“Ho paura, impazzisce”. La madre massacrata con un peso da palestra

"Ho paura, impazzisce". La madre massacrata con un peso da palestra

Un peso da body builder. È questa l’arma del delitto utilizzata giovedì mattina da Guido Augusto Gervaso Gastone Poggiolini Gobbi Rancilio per colpire la madre Fiorenza alla testa e ucciderla. L’hanno trovata i carabinieri della compagnia Duomo e del nucleo investigativo non lontano dal cadavere della 73enne, cioè in una stanza attigua alla sala da pranzo dell’attico al nono piano di via Crocefisso 6, in pieno centro città, dove la donna abitava e dove si è consumata la tragedia. Il peso sarebbe stato prelevato dal 35enne dalla stanza-palestra della sua abitazione, un appartamento comunicante con quello della mamma, all’ottavo piano. Tra i vari oggetti sequestrati dai militari a casa della vittima e sottoposti al luminol, infatti, solo la superficie del peso e la sua forma sono risultati compatibili con la ferita al volto con cui è stata sfigurata la donna, erede di una importante famiglia di immobiliaristi e filantropi italo-svizzeri.

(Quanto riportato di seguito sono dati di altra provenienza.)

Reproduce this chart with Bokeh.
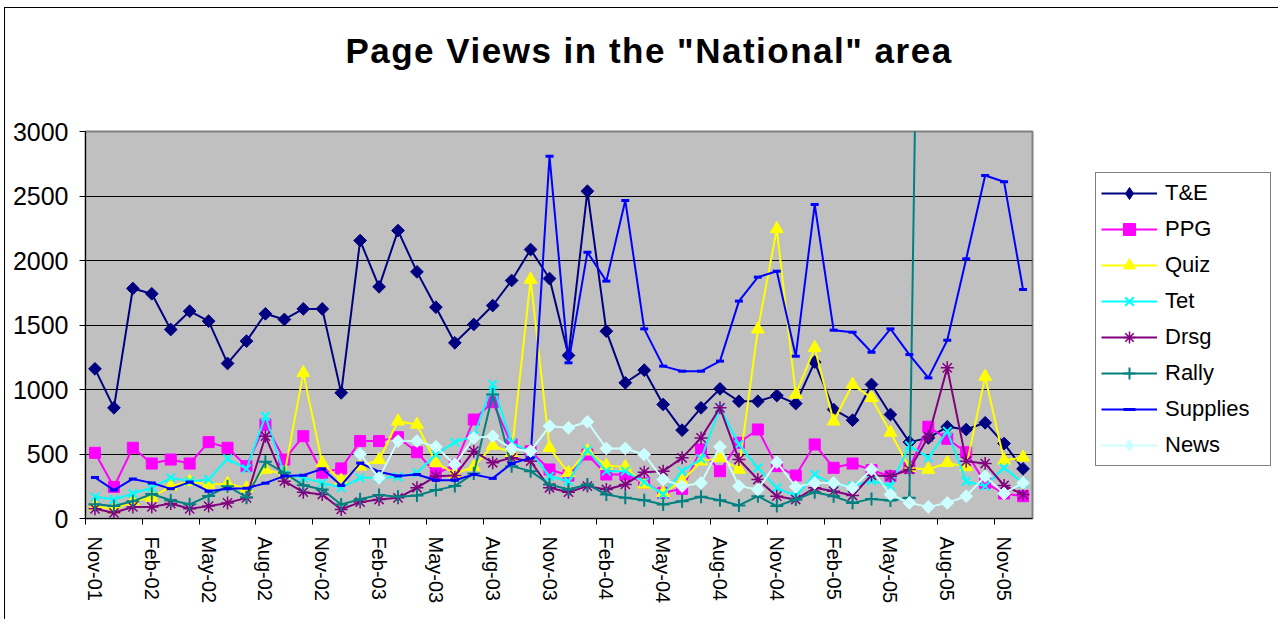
import math
from bokeh.plotting import figure
from bokeh.models import FixedTicker, Legend, LegendItem, Range1d, Div
from bokeh.layouts import row, column
from bokeh.embed import file_html
from bokeh.resources import INLINE

nan = float("nan")

months = ["Nov-01", "Dec-01",
          "Jan-02", "Feb-02", "Mar-02", "Apr-02", "May-02", "Jun-02", "Jul-02", "Aug-02", "Sep-02", "Oct-02", "Nov-02", "Dec-02",
          "Jan-03", "Feb-03", "Mar-03", "Apr-03", "May-03", "Jun-03", "Jul-03", "Aug-03", "Sep-03", "Oct-03", "Nov-03", "Dec-03",
          "Jan-04", "Feb-04", "Mar-04", "Apr-04", "May-04", "Jun-04", "Jul-04", "Aug-04", "Sep-04", "Oct-04", "Nov-04", "Dec-04",
          "Jan-05", "Feb-05", "Mar-05", "Apr-05", "May-05", "Jun-05", "Jul-05", "Aug-05", "Sep-05", "Oct-05", "Nov-05", "Dec-05"]

te = [1160, 858, 1783, 1742, 1465, 1607, 1530, 1202, 1375, 1587, 1543, 1625, 1625, 974, 2155, 1796, 2232, 1912,
      1638, 1362, 1504, 1651, 1845, 2085, 1860, 1264, 2537, 1452, 1052, 1150, 884, 685, 858, 1005, 909, 909, 953,
      891, 1212, 845, 762, 1039, 806, 592, 625, 711, 690, 742, 581, 385]
ppg = [509, 245, 548, 426, 457, 426, 592, 548, 406, 729, 457, 638, 354, 388, 600, 600, 630, 514, 349, 411, 767,
       902, 574, 522, 380, 333, 496, 341, 341, 276, 199, 230, 535, 367, 587, 690, 406, 333, 574, 393, 426, 375,
       328, 393, 711, 618, 514, 276, 194, 173]
quiz = [95, 70, 134, 162, 250, 285, 263, 270, 235, 380, 340, 1129, 428, 295, 405, 455, 754, 729, 432, 349, 400,
        566, 510, 1853, 548, 354, 522, 410, 400, 264, 200, 289, 444, 470, 380, 1467, 2245, 961, 1323, 754, 1039,
        935, 667, 392, 380, 432, 400, 1100, 450, 474]
tet = [168, 147, 194, 238, 315, 289, 302, 463, 385, 793, 341, 315, 276, 238, 315, 315, 322, 354, 496, 592, 638,
       1039, 587, 514, 328, 289, 530, 367, 367, 282, 186, 367, 463, 860, 574, 393, 238, 173, 341, 264, 251, 295,
       251, 566, 470, 677, 289, 251, 393, 276]
drsg = [75, 44, 90, 90, 116, 75, 96, 121, 160, 638, 289, 204, 186, 70, 127, 147, 160, 238, 328, 333, 522, 432,
        470, 444, 238, 204, 251, 225, 264, 359, 367, 470, 625, 858, 457, 302, 173, 147, 238, 212, 178, 335, 328,
        380, 633, 1168, 444, 426, 256, 186]
rally = [110, 97, 133, 190, 142, 110, 175, 250, 165, 440, 354, 257, 225, 109, 150, 183, 168, 178, 220, 251, 349,
         961, 406, 367, 264, 225, 264, 186, 160, 142, 109, 134, 168, 142, 101, 173, 96, 147, 204, 173, 121, 152,
         140, 160, 10000, nan, nan, nan, nan, nan]
supplies = [318, 220, 307, 276, 230, 282, 212, 230, 235, 274, 330, 335, 385, 256, 430, 363, 330, 341, 296, 296,
            341, 311, 426, 470, 2809, 1207, 2064, 1840, 2465, 1470, 1181, 1142, 1142, 1220, 1685, 1871, 1917, 1258,
            2434, 1460, 1444, 1289, 1470, 1271, 1090, 1382, 2013, 2659, 2610, 1775]
news = [nan] * 14 + [500, 315, 600, 600, 556, 419, 625, 638, 540, 522, 716, 703, 750, 543, 543, 496, 302, 251,
                     276, 556, 251, 225, 437, 245, 276, 276, 238, 380, 186, 121, 90, 121, 173, 328, 194, 276]

# name, values, colour, plot marker, legend marker, size, angle, marker line width
series = [
    ("T&E", te, "#000080", "square", "diamond", 9, math.pi / 4, 1),
    ("PPG", ppg, "#FF00FF", "square", "square", 11, 0, 1),
    ("Quiz", quiz, "#FFFF00", "triangle", "triangle", 13, 0, 1),
    ("Tet", tet, "#00FFFF", "x", "x", 12, 0, 2),
    ("Drsg", drsg, "#800080", "asterisk", "asterisk", 13, 0, 1.5),
    ("Rally", rally, "#008080", "cross", "cross", 13, 0, 2),
    ("Supplies", supplies, "#0000FF", "dash", "dash", 8, 0, 3),
    ("News", news, "#CCFFFF", "square", "diamond", 9, math.pi / 4, 1),
]

x = list(range(len(months)))
FONT = "Liberation Sans"

title = Div(text='Page Views in the "National" area', width=1271, height=89,
            styles={"font-family": FONT, "font-weight": "bold", "font-size": "35px",
                    "letter-spacing": "1.5px",
                    "color": "black", "text-align": "center", "padding-top": "18px",
                    "padding-left": "7px", "box-sizing": "border-box", "line-height": "normal"})

p = figure(width=1075, height=512, output_backend="svg", toolbar_location=None,
           x_range=Range1d(-0.5, len(months) - 0.5), y_range=Range1d(0, 3000),
           min_border_left=80, min_border_right=48, min_border_top=24, min_border_bottom=101)

p.background_fill_color = "#C0C0C0"
p.border_fill_color = "white"
p.outline_line_color = "#808080"
p.outline_line_width = 2

p.xgrid.visible = False
p.ygrid.grid_line_color = "black"
p.ygrid.grid_line_width = 1
p.ygrid.grid_line_alpha = 1

p.yaxis.ticker = FixedTicker(ticks=[0, 500, 1000, 1500, 2000, 2500, 3000])
p.yaxis.major_label_text_font = FONT
p.yaxis.major_label_text_font_size = "25px"
p.yaxis.major_label_text_color = "black"
p.yaxis.axis_line_color = "black"
p.yaxis.major_tick_line_color = "black"
p.yaxis.major_tick_out = 6
p.yaxis.major_tick_in = 0
p.yaxis.minor_tick_line_color = None
p.yaxis.major_label_standoff = 11

label_idx = list(range(0, len(months), 3))
p.xaxis.ticker = FixedTicker(ticks=label_idx, minor_ticks=[i - 0.5 for i in label_idx])
p.xaxis.major_label_overrides = {i: months[i] for i in label_idx}
p.xaxis.major_label_orientation = "vertical"
p.xaxis.major_label_text_font = FONT
p.xaxis.major_label_text_font_size = "20px"
p.xaxis.major_label_text_color = "black"
p.xaxis.axis_line_color = "black"
p.xaxis.major_tick_out = 0
p.xaxis.major_tick_in = 0
p.xaxis.minor_tick_line_color = "black"
p.xaxis.minor_tick_out = 6
p.xaxis.minor_tick_in = 0
p.xaxis.major_label_standoff = 12

# legend panel (its x range keeps the series out of view; only the legend shows)
pl = figure(width=196, height=512, output_backend="svg", toolbar_location=None,
            x_range=Range1d(1000, 1001), y_range=Range1d(0, 3000),
            x_axis_location=None, y_axis_location=None,
            min_border_left=0, min_border_right=0, min_border_top=24, min_border_bottom=101)
pl.outline_line_color = None
pl.grid.visible = False
pl.background_fill_color = "white"
pl.border_fill_color = "white"

items = []
for name, vals, color, marker, lmarker, size, angle, lw in series:
    p.line(x, vals, line_color=color, line_width=2)
    p.scatter(x, vals, marker=marker, size=size, angle=angle, fill_color=color,
              line_color=color, line_width=lw)
    lr = pl.line(x, vals, line_color=color, line_width=2)
    sr = pl.scatter(x, vals, marker=lmarker, size=size, fill_color=color,
                    line_color=color, line_width=lw)
    items.append(LegendItem(label=name, renderers=[lr, sr]))

legend = Legend(items=items, location=(15, 52))
legend.label_text_font = FONT
legend.label_text_font_size = "22px"
legend.label_text_color = "black"
legend.glyph_width = 56
legend.glyph_height = 30
legend.label_height = 22
legend.label_width = 100
legend.spacing = 6
legend.padding = 5
legend.margin = 0
legend.label_standoff = 8
legend.border_line_color = "black"
legend.border_line_width = 1
legend.background_fill_color = "white"
pl.add_layout(legend)

layout = column(title, row(p, pl))
layout.styles = {"border-left": "1px solid black", "border-top": "1px solid black",
                 "margin-left": "4px", "margin-top": "7px"}

with open("out.html", "w") as f:
    f.write(file_html(layout, INLINE))
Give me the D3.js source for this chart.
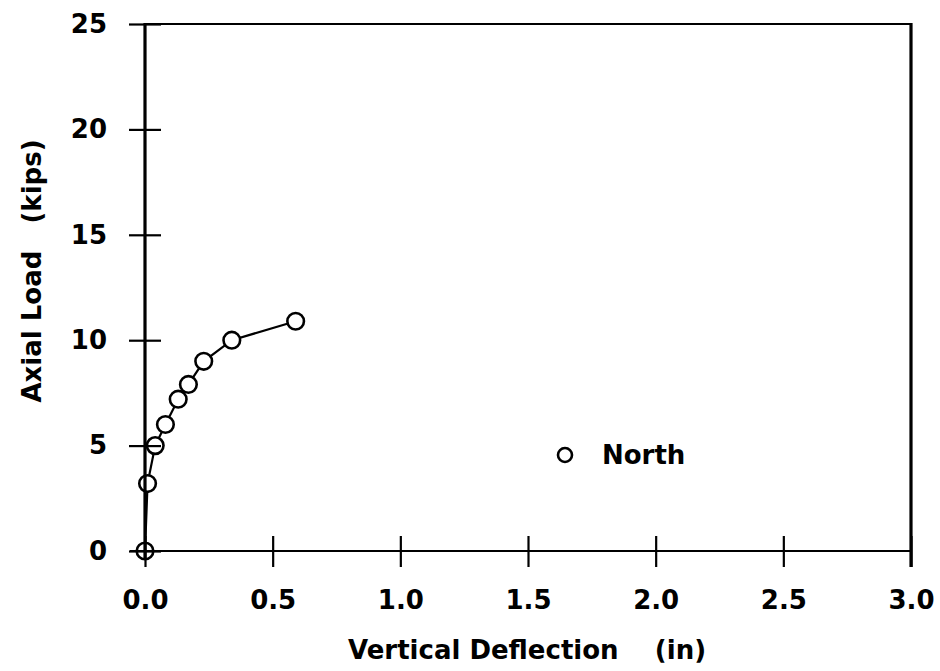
<!DOCTYPE html>
<html>
<head>
<meta charset="utf-8">
<script src="https://cdn.jsdelivr.net/npm/d3@7"></script>
<style>
  html, body { margin: 0; padding: 0; background: #fff; }
  svg { display: block; }
  text { font-family: "DejaVu Sans", sans-serif; font-weight: bold; fill: #000; }
</style>
</head>
<body>
<svg id="chart" width="940" height="671"></svg>
<script>
// Load–deflection readings, North specimen
const deflection = [0.00, 0.01, 0.04, 0.08, 0.13, 0.17, 0.23, 0.34, 0.59];
const axialLoad  = [0.0, 3.2, 5.0, 6.0, 7.2, 7.9, 9.0, 10.0, 10.9];
const xTicks = [0.0, 0.5, 1.0, 1.5, 2.0, 2.5, 3.0];
const yTicks = [0, 5, 10, 15, 20, 25];
const seriesName = "North";

const svg = d3.select("#chart");
const plotLeft = 145, plotRight = 911, plotTop = 24, plotBottom = 551;
const fontSize = 26;

const x = d3.scaleLinear().domain([0, 3]).range([plotLeft, plotRight]);
const y = d3.scaleLinear().domain([0, 25]).range([plotBottom, plotTop]);

const pts = deflection.map((d, i) => ({ x: d, y: axialLoad[i] }));

// connecting line and open markers
svg.append("path")
  .datum(pts)
  .attr("fill", "none")
  .attr("stroke", "#000")
  .attr("stroke-width", 2.2)
  .attr("d", d3.line().x(d => x(d.x)).y(d => y(d.y)));

svg.append("g").selectAll("circle")
  .data(pts)
  .join("circle")
  .attr("cx", d => x(d.x))
  .attr("cy", d => y(d.y))
  .attr("r", 8.3)
  .attr("fill", "#fff")
  .attr("stroke", "#000")
  .attr("stroke-width", 2.6);

// frame: top and right edges
svg.append("line").attr("x1", plotLeft).attr("x2", plotRight).attr("y1", plotTop).attr("y2", plotTop)
  .attr("stroke", "#000").attr("stroke-width", 2.2);
svg.append("line").attr("x1", plotRight).attr("x2", plotRight).attr("y1", plotTop - 1).attr("y2", plotBottom + 16)
  .attr("stroke", "#000").attr("stroke-width", 3.2);

// bottom axis with ticks crossing the line
const xAxis = svg.append("g")
  .attr("transform", `translate(0,${plotBottom})`)
  .call(d3.axisBottom(x).tickValues(xTicks).tickFormat(d3.format(".1f")).tickSize(16).tickPadding(24));
xAxis.select(".domain").remove();
xAxis.append("line").attr("x1", plotLeft - 15).attr("x2", plotRight).attr("y1", 0).attr("y2", 0)
  .attr("stroke", "#000").attr("stroke-width", 2.2);
xAxis.selectAll(".tick line").attr("y1", -15).attr("y2", 16).attr("stroke-width", 2.2);
xAxis.selectAll(".tick text")
  .style("font-family", "'DejaVu Sans', sans-serif").style("font-weight", "bold")
  .attr("font-size", fontSize);

// left axis with ticks crossing the line
const yAxis = svg.append("g")
  .attr("transform", `translate(${plotLeft},0)`)
  .call(d3.axisLeft(y).tickValues(yTicks).tickFormat(d3.format("d")).tickSize(16).tickPadding(22));
yAxis.select(".domain").remove();
yAxis.append("line").attr("x1", 0).attr("x2", 0).attr("y1", plotTop - 1).attr("y2", plotBottom + 7)
  .attr("stroke", "#000").attr("stroke-width", 3.2);
yAxis.selectAll(".tick line").attr("x1", -16).attr("x2", 16).attr("stroke-width", 2.2);
yAxis.selectAll(".tick text")
  .style("font-family", "'DejaVu Sans', sans-serif").style("font-weight", "bold")
  .attr("font-size", fontSize);

// axis titles
svg.append("text")
  .attr("x", 527).attr("y", 659)
  .attr("text-anchor", "middle")
  .attr("font-size", fontSize)
  .style("white-space", "pre")
  .text("Vertical Deflection    (in)");

svg.append("text")
  .attr("transform", "translate(41,271) rotate(-90)")
  .attr("text-anchor", "middle")
  .attr("font-size", fontSize)
  .style("white-space", "pre")
  .text("Axial Load   (kips)");

// legend
svg.append("circle")
  .attr("cx", 565).attr("cy", 455).attr("r", 7)
  .attr("fill", "#fff").attr("stroke", "#000").attr("stroke-width", 2.6);
svg.append("text")
  .attr("x", 602).attr("y", 464)
  .attr("font-size", fontSize)
  .text(seriesName);
</script>
</body>
</html>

Al momento dell’aggressione l’uomo avrebbe infierito più volte sulla madre anche se, secondo quanto è riuscito finora a spiegare con grandi difficoltà lui stesso ai medici del Policlinico che lo assistono, all’origine dell’assalto non ci sarebbe stato un vero e proprio movente, bensì un battibecco come tanti altri già avvenuti in precedenza.

«La patologia del paziente è di quelle che i farmaci possono anche controllare senza obbligare i parenti a farlo ricoverare permanentemente in una struttura specialistica. Molte volte funziona e può durare una vita. Ma è anche vero che basta poco per innescare meccanismi di aggressività incontrollabile che possono degenerare in maniera imprevedibile» spiegano ancora i professionisti del Policlinico.

Va sottolineato infatti che Guido Poggiolini Rancilio fino all’altro ieri non aveva mai infierito sulla madre. Da parte sua però sembra che la donna recentemente avesse notato la crescente aggressività del figlio al punto da ammettere con più di una persona (proprio lei, così riservata) di avere «paura» di lui perché, come riportato ieri dal Corriere della Sera, «(…) quando mio figlio Guido impazzisce, spacca tutto».

Il 35enne, accusato di omicidio volontario e difeso dall’avvocato Francesco Isolabella, resta ricoverato in ospedale in stato confusionale (ma le sue condizioni sarebbero in via di miglioramento) dove viene piantonato. E anche se non è ancora stato sentito formalmente, la Procura di Milano avrebbe già inoltrato all’ufficio gip la richiesta di convalida del fermo e di custodia cautelare in carcere, a cui seguiranno l’interrogatorio di garanzia e la decisione del gip. Successivamente potranno essere svolte consulenze o perizie sul suo stato mentale, che influiranno anche sul fatto che Guido Poggiolini Rancilio debba stare in carcere o in un struttura di cura in regime di custodia cautelare.

Intanto, il giorno dopo l’omicidio emergono nuove emozioni e maggiori particolari. Ad esempio sul apporto complesso madre-figlio, reso ulteriormente difficile dalla malattia di lui. Nello stabile di via Crocefisso 6, che oltre alla residenza di Fiorenza Rancilio e del figlio accoglie anche la sede con uffici delle holding di famiglia, non troviamo nessuno disposto a parlarci. Quel che emerge è che il 35enne solo formalmente collaborava con la madre nell’attività di famiglia. «La dottoressa ogni mattina usciva di casa alle 9.30 e veniva in ufficio; il figlio non lo vedevamo anche per lunghi periodi» si sbilancia un dipendente.